New to Kayaking - Need Info

I’d like to start kayaking on the local rivers in Texas.

I have several years of canoe experience but none in kayaks.

1st question, what is the sitting position in a Kayak ?

I have one knee which does not bend all the way back.

2nd question, what is a good entry level used kayak to purchase.

3rd question, like most other activities there are additional items that you need to purchase to be done correctly, give me the short list of must haves.

4th questions, how much should I be prepared to spend to get into my first used kayak and gear ?



On the knee issue, you should be able
to get into even whitewater kayaks, with their smallish cockpit, without having a problem with a knee that doesn’t flex all the way.

I guess you might have difficulty kneeling in a canoe.

Start familiarizing yourself with the used kayak market, because you may not want to lay out list price and then find you’ve bought the wrong boat. This board has a pretty good classified listing of used craft, often with pictures so you know what is being offered.

Some Answers;
1. I have bone on bone in one knee, and am a expert at getting into a kayak with a knee that won’t bend too far. -Stand beside the yak, in the water, facing forward, with the bad knee closest to the yak. Now pick up your bad leg and put it in the cockpit just in front of the seat. Now put each hand on the coaming sides toward the back, and as you do it, slide your straightened leg down into the kayak and plunk your butt on the seat. Naturally you will have to bend the knee of your good leg which is outside the yak and it combined with your two hands will be your balance. After all that, Just bend the other one and bring it into the yak.

2. a decent entry level used kayak would be a Perception Carolina, or equal, but it is very hard to describe one for you since you didn’t give any of your statistics.

Your best bet is to “try before you buy” which means to go to some place where they rent kayaks, or search around for a “Demo Day” where various manufacturers bring their different models for people to try out.

3. a list of must haves are naturally the paddle, a PFD, a pump and a whistle or other suitable signaling device. If you think you will be going in rough water or could possible get caught in rough water also get a skirt.

4. I would guess that if you buy used you can get outfitted complete with a decent kayak for between $500 and a $1000 dollars.

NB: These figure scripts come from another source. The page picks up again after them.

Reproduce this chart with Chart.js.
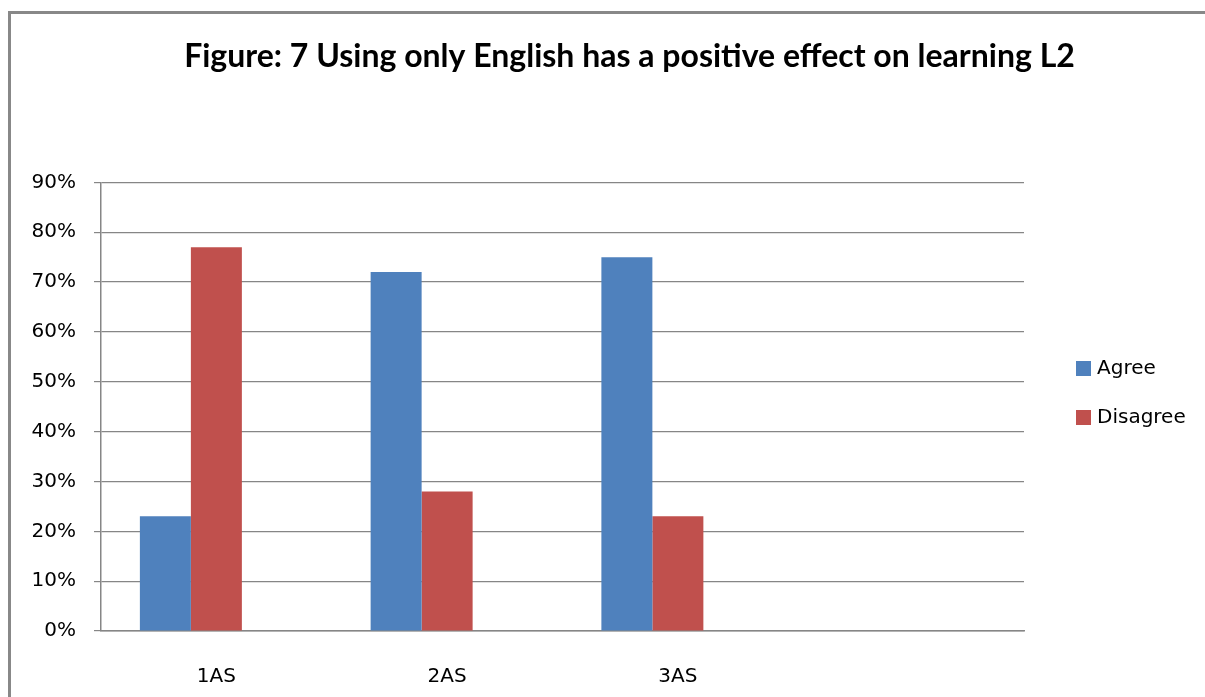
<!DOCTYPE html>
<html>
<head>
<meta charset="utf-8">
<script src="https://cdn.jsdelivr.net/npm/chart.js@4/dist/chart.umd.min.js"></script>
<style>
  body { margin: 0; background: #fff; }
  #frame { position: absolute; left: 8px; top: 11px; width: 1200px; height: 690px;
           border-top: 3px solid #888; border-left: 3px solid #888; }
  #myChart { position: absolute; left: 0; top: 0; }
</style>
</head>
<body>
<div id="frame"></div>
<canvas id="myChart" width="1205" height="697"></canvas>
<script>
// values (percent)
const categories = ['1AS', '2AS', '3AS', ''];
const agree = [23, 72, 75, null];
const disagree = [77, 28, 23, null];
const blank = [null, null, null, null]; // empty third series in the source sheet
const yMax = 90;
const yStep = 10;

const blue = '#4F81BD';
const red = '#C0504D';
const gridColor = '#868686';
const labelFont = { family: 'DejaVu Sans', size: 20 };

// legend drawn at the right of the plot, like the Excel one
const sideLegend = {
    id: 'sideLegend',
    afterDraw(chart) {
        const ctx = chart.ctx;
        const x = chart.chartArea.right + 52;
        let y = 368;
        ctx.save();
        ctx.font = labelFont.size + 'px ' + labelFont.family;
        ctx.textBaseline = 'middle';
        chart.data.datasets.forEach(ds => {
            if (!ds.label) return;
            ctx.fillStyle = ds.backgroundColor;
            ctx.fillRect(x, y - 7, 15, 15);
            ctx.fillStyle = '#000';
            ctx.fillText(ds.label, x + 21, y + 1);
            y += 49;
        });
        ctx.restore();
    }
};

const ctx = document.getElementById('myChart').getContext('2d');
const myChart = new Chart(ctx, {
    type: 'bar',
    data: {
        labels: categories,
        datasets: [
            { label: 'Agree', data: agree, backgroundColor: blue },
            { label: 'Disagree', data: disagree, backgroundColor: red },
            { label: '', data: blank, backgroundColor: 'transparent' }
        ]
    },
    options: {
        responsive: false,
        animation: false,
        // negative right padding keeps the title centred where the original has it
        layout: { padding: { left: 20, right: -34, top: 0, bottom: 0 } },
        datasets: {
            bar: { categoryPercentage: 0.663, barPercentage: 1.0 }
        },
        plugins: {
            legend: { display: false },
            tooltip: { enabled: false },
            title: {
                display: true,
                text: 'Figure: 7 Using only English has a positive effect on learning L2',
                color: '#000',
                font: { family: 'Lato', size: 32, weight: 'bold', lineHeight: 1.2 },
                padding: { top: 37, bottom: 107 }
            }
        },
        scales: {
            x: {
                grid: { display: false, drawTicks: false },
                border: { display: true, color: gridColor, width: 1.5 },
                ticks: { color: '#000', font: labelFont, padding: 34 },
                afterFit: s => { s.height = 66; }
            },
            y: {
                min: 0,
                max: yMax,
                ticks: {
                    stepSize: yStep,
                    color: '#000',
                    font: labelFont,
                    padding: 18,
                    callback: v => v + '%'
                },
                grid: { color: gridColor, lineWidth: 1.2, tickLength: 7, drawTicks: true },
                border: { display: true, color: gridColor, width: 1.5 },
                afterFit: s => { s.width = 81; }
            },
            spacer: {
                position: 'right',
                display: true,
                grid: { display: false },
                border: { display: false },
                ticks: { display: false },
                afterFit: s => { s.width = 215; }
            }
        }
    },
    plugins: [sideLegend]
});
</script>
</body>
</html>
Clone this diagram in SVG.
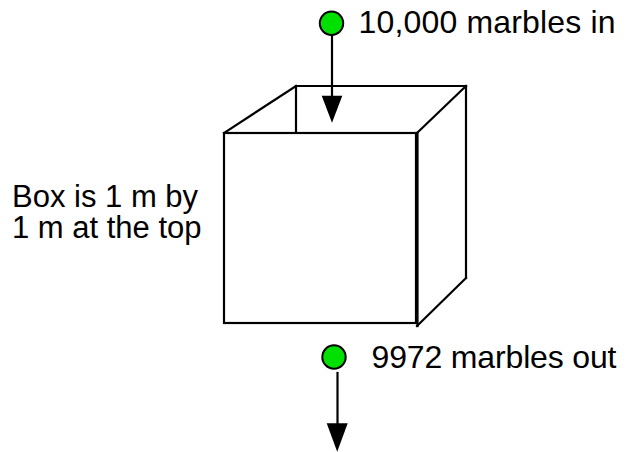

If you want to go with a short recreation kayak from one of the big box stores you can get completely outfitted with new stuff, (junk) for under $500.

Hopes this helps a bit,



If you already canoe, you might have some sense of what length of trip you’d usually like to take. If that is closer to 12 miles than 6, you probably want to go for a kayak closer to 14’ than the 10’ starter rec boats. As alluring as that big cockpit may be at first, the boat’s lack of speed and tendency to be knocked around by wind will drive you nuts.

You don’t have to bend your knee any further back than you would comfortably seated on the ground, with legs out in front. If that range of motion is very prescribed, you just may need a kayak with a higher front deck. A boat like the Carolina JackL mentions has that feature.

There are some issues with a loose, high fit in terms of controlling the boat, but if you are an average height or taller guy you should still be able to get a thigh under something for some control. Details can be handled by padding down with minicell to create a more custom fit and, frankly, some softness there. That is why your size matters.

As to the stuff you need, if you plan to paddle into colder weather you’ll need some closthing that’ll support that as well. Prices could vary around you, in this area for example the basics including clothing would run much closer to $1000 because of the climate.

Go rent one, first
If you haven’t even sat in one, you really should decide if you like it before you invest more time in this. Some folks find canoes meet their needs much better.

Need Info
Thanks guys for the feedback. I just got back from visiting the local kayak dealer in Garland Tx.

He had a good selection of models for sale and rent.

I think renting one first, or several types would be the ticket. That way I can decide what is most comfortable.